Les très gros clients potentiels restent les collectivités. Une loi écologiste sur le manger local a, en effet, été adoptée, les obligeant à avoir au moins 40 % de produits issus de l’alimentation durable, locaux ou de saison en restauration collective publique d’ici à 2020. Soit environ 40 % de production locale.

Cependant, le constat est que le canard n’est pas une viande très consommée à La Réunion. «Le canard n’est pas encore entré dans les mœurs des Réunionnais. C’est pratiquement une viande de fête. C’est un problème culturel, tout comme pour le pigeon, quasiment pas consommé», indique le restaurateur. Le canard gras est donc un produit noble, mais il a son «Des chefs d’entreprise, des personnalités politiques, des commerçants et des professions libérales viennent déguster le canard gras dans mon restaurant», soutient Jean-Pierre Rodzinka. Et d’ajouter qu’il faut démystifier le produit canard et l’image du gavage cruel… «Il faut savoir que physiquement, un canard peut manger 2 kg d’aliment en une fois et quand on gave un canard, c’est deux fois par jour, et à 350 g les deux premiers gavages.

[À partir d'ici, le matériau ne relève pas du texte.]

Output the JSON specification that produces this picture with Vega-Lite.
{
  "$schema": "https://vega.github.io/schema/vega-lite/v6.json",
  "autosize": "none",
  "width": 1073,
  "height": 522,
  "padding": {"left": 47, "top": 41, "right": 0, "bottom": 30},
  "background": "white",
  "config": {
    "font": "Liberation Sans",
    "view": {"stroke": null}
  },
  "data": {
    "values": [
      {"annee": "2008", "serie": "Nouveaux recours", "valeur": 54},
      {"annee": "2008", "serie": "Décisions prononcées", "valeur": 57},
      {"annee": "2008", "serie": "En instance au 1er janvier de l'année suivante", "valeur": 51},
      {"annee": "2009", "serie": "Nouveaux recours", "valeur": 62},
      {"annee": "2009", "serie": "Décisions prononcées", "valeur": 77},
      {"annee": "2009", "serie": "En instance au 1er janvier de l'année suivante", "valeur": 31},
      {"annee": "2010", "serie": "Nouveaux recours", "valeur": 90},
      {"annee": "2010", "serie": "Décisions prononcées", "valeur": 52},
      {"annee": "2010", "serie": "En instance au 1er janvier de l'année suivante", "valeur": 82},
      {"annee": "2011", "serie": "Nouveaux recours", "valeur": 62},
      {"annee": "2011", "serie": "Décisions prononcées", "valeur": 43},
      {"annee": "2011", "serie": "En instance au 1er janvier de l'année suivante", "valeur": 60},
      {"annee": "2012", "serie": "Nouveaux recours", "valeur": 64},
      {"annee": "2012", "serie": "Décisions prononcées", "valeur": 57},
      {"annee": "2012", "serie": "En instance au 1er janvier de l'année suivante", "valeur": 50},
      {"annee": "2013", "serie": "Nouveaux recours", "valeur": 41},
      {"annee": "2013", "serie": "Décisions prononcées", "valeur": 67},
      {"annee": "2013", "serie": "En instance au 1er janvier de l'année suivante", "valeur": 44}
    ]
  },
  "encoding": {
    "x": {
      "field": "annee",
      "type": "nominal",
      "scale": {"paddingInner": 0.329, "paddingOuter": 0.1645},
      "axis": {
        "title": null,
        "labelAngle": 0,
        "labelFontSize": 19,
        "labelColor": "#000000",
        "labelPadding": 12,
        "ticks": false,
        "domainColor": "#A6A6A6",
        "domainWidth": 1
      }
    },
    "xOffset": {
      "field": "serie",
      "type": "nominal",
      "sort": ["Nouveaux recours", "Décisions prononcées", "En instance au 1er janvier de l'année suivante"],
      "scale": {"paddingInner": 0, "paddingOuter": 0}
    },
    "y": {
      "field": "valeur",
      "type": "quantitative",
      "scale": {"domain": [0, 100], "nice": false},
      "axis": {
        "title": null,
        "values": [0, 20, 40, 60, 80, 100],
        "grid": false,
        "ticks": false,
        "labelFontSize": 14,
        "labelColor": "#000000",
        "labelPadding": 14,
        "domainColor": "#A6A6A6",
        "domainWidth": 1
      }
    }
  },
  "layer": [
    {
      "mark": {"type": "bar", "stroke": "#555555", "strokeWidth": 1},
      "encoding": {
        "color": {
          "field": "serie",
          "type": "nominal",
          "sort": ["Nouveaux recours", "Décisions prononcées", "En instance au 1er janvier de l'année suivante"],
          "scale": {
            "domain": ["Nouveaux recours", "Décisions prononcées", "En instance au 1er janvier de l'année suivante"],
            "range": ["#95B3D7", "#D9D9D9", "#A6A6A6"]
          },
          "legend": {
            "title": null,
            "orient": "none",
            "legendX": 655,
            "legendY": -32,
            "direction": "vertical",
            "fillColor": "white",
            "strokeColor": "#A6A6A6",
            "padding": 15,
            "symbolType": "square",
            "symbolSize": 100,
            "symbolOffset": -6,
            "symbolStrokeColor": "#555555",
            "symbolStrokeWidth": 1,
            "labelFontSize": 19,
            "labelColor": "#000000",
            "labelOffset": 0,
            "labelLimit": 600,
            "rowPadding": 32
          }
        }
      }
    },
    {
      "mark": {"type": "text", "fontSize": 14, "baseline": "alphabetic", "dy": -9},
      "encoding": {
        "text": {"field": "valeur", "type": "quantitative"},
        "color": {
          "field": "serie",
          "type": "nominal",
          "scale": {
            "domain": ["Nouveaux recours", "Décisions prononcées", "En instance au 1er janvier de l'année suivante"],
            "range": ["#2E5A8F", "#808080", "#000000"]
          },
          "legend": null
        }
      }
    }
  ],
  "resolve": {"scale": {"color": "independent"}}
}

On est très loin de l’échelle de tolérance… Ce sont des canards faits pour ça !»

Mais Jean-Pierre Rodzinka n’est pas découragé en se positionnant sur un marché de niche. Il s’est déjà rapproché de quelques producteurs, mais aussi de la Chambre d’Agriculture. «Une exploitation demande de l’espace. Il faut partir du principe que si vous avez 100 femelles qui font 1 500 canards, cela correspond largement au marché réunionnais. Il existe beaucoup de structures au niveau abattoir, mais aucune au niveau élevage. C’est cette partie qu’on va essayer de développer. Il faut environ 200 000 euros au minimum pour lancer une exploitation», révèle-t-il par ailleurs.

D’ici à fin 2016, la filière canard gras devrait être concrétisée et structurée, pour qu’à terme, La Réunion ne soit plus tributaire de la métropole, mais complètement autonome. Quant à Jean-Pierre Rodzinka, il compte bien être de l’aventure.